Cloudwish is the story of a girl whose parents came to Australia by boat, after the fall of Saigon. She has a scholarship to a fancy, private school in Melbourne, and tries to find her own space in two different worlds. There’s lots of typical, coming of age issues, but also plenty of diversity, a hint of magic, a sweetly complicated romance and Jane Eyre; a lot to like about this book.
This is cute, but not cutesy , feel-good YA. It’s about a teenaged girl named Willowdean, who lives in small town Texas and happens to be fat. She and a few other unlikely girls decide to enter the town’s great event, a beauty pageant. The setting is great, the characters are diverse, and interesting, the angst is believable and not overdone, and the romance is sweet. There aren’t a lot of body positive books out there; this is one, and it’s also a fun read.

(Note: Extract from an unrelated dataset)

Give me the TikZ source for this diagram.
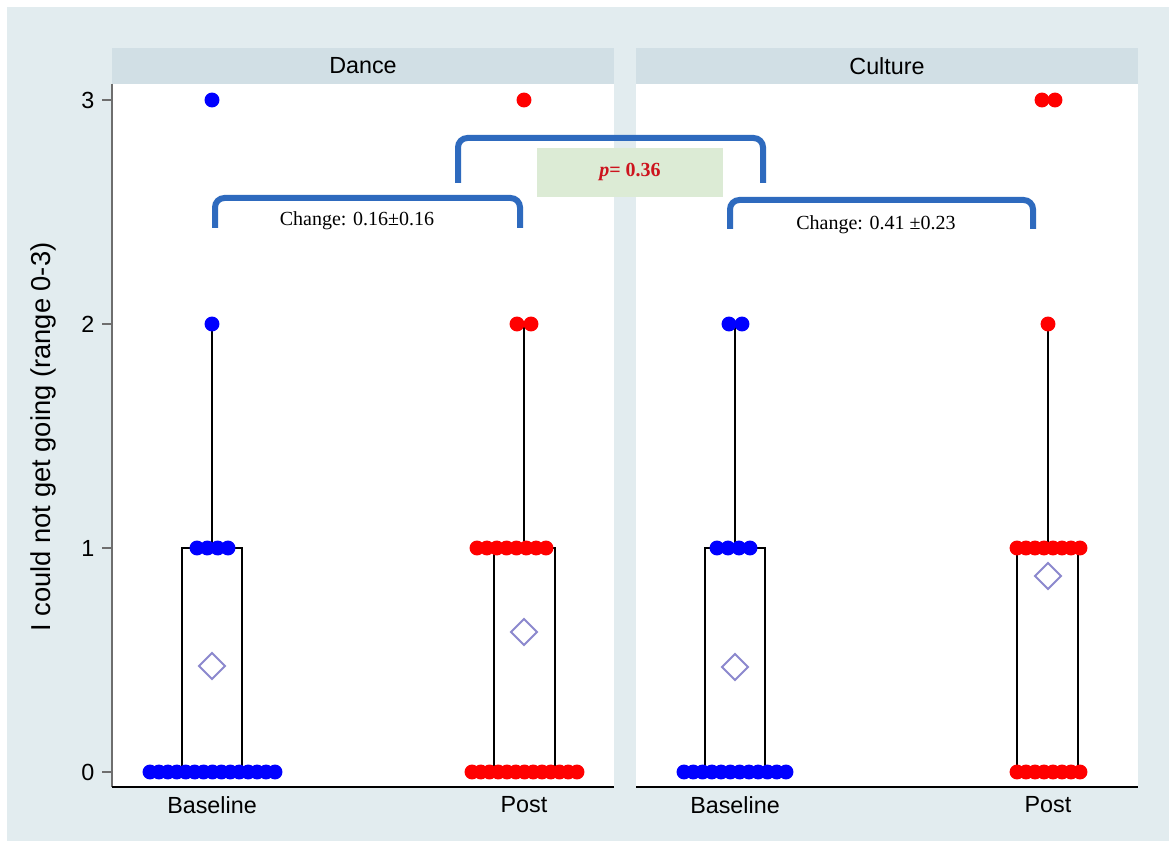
\documentclass[tikz,border=0pt]{standalone}
\usepackage{fontspec}
\setmainfont{Liberation Serif}
\setsansfont{Liberation Sans}
\definecolor{bgcol}{RGB}{226,236,239}
\definecolor{stripcol}{RGB}{209,223,229}
\definecolor{pboxcol}{RGB}{220,235,213}
\definecolor{brackcol}{RGB}{46,106,190}
\definecolor{meancol}{RGB}{140,136,206}
\definecolor{ptext}{RGB}{205,20,30}
\definecolor{axcol}{RGB}{110,110,110}

% one stacked row of dots: colour, y, first x, last x, intervals
\newcommand{\dotrow}[5]{%
  \foreach \i in {0,...,#5}
    \fill[#1] ({#3+\i*(#4-#3)/#5},#2) circle (5.6pt);}
\newcommand{\meanmark}[2]{%
  \draw[meancol,line width=1.5pt] (#1,#2-13) -- (#1+13,#2) -- (#1,#2+13) -- (#1-13,#2) -- cycle;}

\begin{document}
\begin{tikzpicture}[x=0.75pt,y=-0.75pt,
  lab/.style={font=\sffamily\fontsize{17.5}{20}\selectfont},
  note/.style={font=\fontsize{15}{17}\selectfont},
  brack/.style={brackcol,line width=4.5pt,rounded corners=7pt},
  box/.style={line width=1.1pt}]
\useasboundingbox (0,0) rectangle (1169,841);
\fill[white] (0,0) rectangle (1169,841);
\fill[bgcol] (7,7) rectangle (1169,841);

% panels
\fill[stripcol] (112,48) rectangle (614,84);
\fill[stripcol] (636,48) rectangle (1138,84);
\fill[white] (112,84) rectangle (614,787);
\fill[white] (636,84) rectangle (1138,787);
\node[lab] (dance) at (363,66) {Dance};
\node[lab] (culture) at (887,66) {Culture};

% axes
\draw[axcol,line width=1.2pt] (112,84) -- (112,787);
\draw[black,line width=1pt] (112,787) -- (614,787);
\draw[black,line width=1pt] (636,787) -- (1138,787);
\foreach \v/\y in {0/772,1/548,2/324,3/100}
{
   \draw[axcol,line width=1pt] (102,\y) -- (112,\y);
   \node[lab,anchor=east] (tick\v) at (99,\y) {\v};
}
\node[lab,font=\sffamily\fontsize{20.5}{22}\selectfont,rotate=90] (ylab) at (43,437) {I could not get going (range 0-3)};
\foreach \x/\t/\n in {212/Baseline/db, 524/Post/dp, 735/Baseline/cb, 1048/Post/cp}
{
   \node[lab] (\n) at (\x,805) {\t};
}

% boxes and whiskers
\foreach \l/\m/\r in {182/212/242, 494/524/555, 705/735/765, 1017/1048/1078}
{
   \draw[box] (\l,772) rectangle (\r,548);
   \draw[line width=1.6pt] (\m,548) -- (\m,324);
}

% Dance, baseline
\dotrow{blue}{772}{150}{275}{14}
\dotrow{blue}{548}{197}{228}{3}
\fill[blue] (212,324) circle (5.6pt);
\fill[blue] (212,100) circle (5.6pt);
% Dance, post
\dotrow{red}{772}{472}{577}{12}
\dotrow{red}{548}{477}{546}{7}
\dotrow{red}{324}{517}{531}{1}
\fill[red] (524,100) circle (5.6pt);
% Culture, baseline
\dotrow{blue}{772}{684}{786}{11}
\dotrow{blue}{548}{717}{750}{3}
\dotrow{blue}{324}{729}{742}{1}
% Culture, post
\dotrow{red}{772}{1017}{1080}{7}
\dotrow{red}{548}{1017}{1080}{7}
\fill[red] (1048,324) circle (5.6pt);
\dotrow{red}{100}{1042}{1055}{1}

% means
\meanmark{212}{666}
\meanmark{524}{632}
\meanmark{735}{667}
\meanmark{1048}{576}

% brackets
\draw[brack] (215,228) -- (215,198) -- (520,198) -- (520,228);
\draw[brack] (730,229) -- (730,200) -- (1033,200) -- (1033,229);
\draw[brack] (458,183) -- (458,138) -- (763,138) -- (763,183);
\fill[pboxcol] (537,148) rectangle (723,197);
\node[ptext,font=\bfseries\fontsize{15}{17}\selectfont] (pval) at (630,172) {\textit{p}= 0.36};
\node[note] (chdance) at (357,221) {Change: 0.16±0.16};
\node[note] (chculture) at (876,225) {Change: 0.41 ±0.23};

\end{tikzpicture}
\end{document}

Howling Books is a second hand bookshop, with a collection of books for people to leave letters in. Rachel comes back to town and starts working there, with the boy she used to love. This is young adult fiction, with an Australian setting, references to so many books, sweet and complicated relationships, and not too much teenage angst. It’s about loss, connection and the power of books. There’s a lot to like.
It has been a long time since I read His Dark Materials, and I very much enjoyed my time back in Pullman’s Brytain. A curious and thoughtful young boy lives with his parents, in a pub outside Oxford, but as he becomes involved in the life of baby Lyra, he must make a dangerous journey. It’s a magical world, in many senses, and the journey is delightful, frightening, heart-wrenching and full of wonder. I do hope we don’t have to wait too long for the next instalment.
Dimple and Rishi are Indian-American teens whose parents think should get married, and they meet for the first time at a University’s summer program. It’s a sweet love story, with really interesting cultural detail, a little predictable, and sometimes silly, but a quick, fun, read.